By Sarah Gamard and Tryfon Boukouvidis, LSU Manship School News Service
BATON ROUGE — After a weekend filled with anxiety, several legislators said Sunday night that they had been determined to find middle ground to keep efforts to avoid a $1 billion fiscal cliff from collapsing.
Those fears pushed members of the House Ways and Means committee to make enough compromises on issues over which they had long feuded to send several bills to the floor and keep alive the possibility of a solution to the state’s $1 billion budget shortage.
Still, some lawmakers said they were not sure when the committee debate started Sunday afternoon that the compromises would be enough to keep the special legislative session alive.
And most said they are not sure what will happen this week on the House floor, where the bills could run into another heated debate.

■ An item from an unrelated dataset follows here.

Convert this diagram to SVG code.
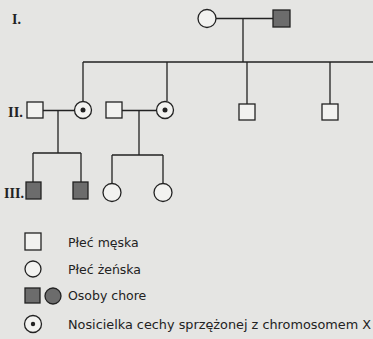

Rep. Ted James, D- Baton Rouge and the chairman-elect of the Legislative Black Caucus, said his group’s success last week in temporarily blocking a sales tax bill unless Republicans agreed to limit itemized deductions for wealthier taxpayers got everyone thinking and set the stage for Sunday’s deals.
“Folks were shocked last week when we stopped that bill,” James said Sunday evening. “It kind of forced everybody to sit around the table and just talk.”
“Had we not stopped that bill last week, none of those bills tonight would have gotten out,” he said.
“Most of us have been saying compromise is not a dirty word,” Rep. Katrina Jackson, D-Monroe, said. “The Legislature is “just trying to move some things to the floor before it gets too late.”
So what else changed? Not much, it seems. Democratic and Republican leaders met Thursday night after the standoff with the Black Caucus over the bills, and some lawmakers said there was perhaps a bit of arm-twisting over the weekend.
Overall, lawmakers realized they had to pass something on Sunday, even if it meant approving bills that included some things they despised.
The big compromise came when four Republicans voted with Democrats to place limits on the itemized deductions that will raise $79 million in revenue.
In return, James and other Democrats agreed to extend a quarter of a penny of the extra penny of sales tax that was due to expire this summer. The state would collect that quarter of a penny for the next three years, and that would raise $300 million a year.
The votes also tied the fate of those bills to the passage of seven GOP-favored bills, including one that would create a Medicaid work requirement and another that would cap state spending.
“It was not easy to vote for those bills with amendments on them,” said James, referring to the tie-in with the other GOP proposals.
Some Republicans, like Rep. Alan Seabaugh, R- Shreveport, argued that the governor’s numbers regarding a budget deficit are too high. The $994 million shortfall, he says, does not account for the rising price of oil and all of the tax breaks granted to Louisiana residents from the new federal tax bill.
But James said that “when rubber met the road, folks recognized we really had to sit down and compromise.”
James still has concerns about how the bills advanced. “We don’t lump ten bills together that have nothing to do with each other,” he said. He said he hoped this practice “doesn’t extend past this special session, because it’s just not the way we should legislate.”
And while the good news is that bills that could resolve the $1 billion fiscal cliff are moving, Rep. Neil Abramson, D-New Orleans, the House Ways and Means chairman, said he still has not yet seen lawmakers wholly agreeing.
Rep. Pat Smith, D-Baton Rouge, said passing the tax bills from the committee was “just to get things on the floor.” But, she said, “nothing has settled as to what is going to happen.”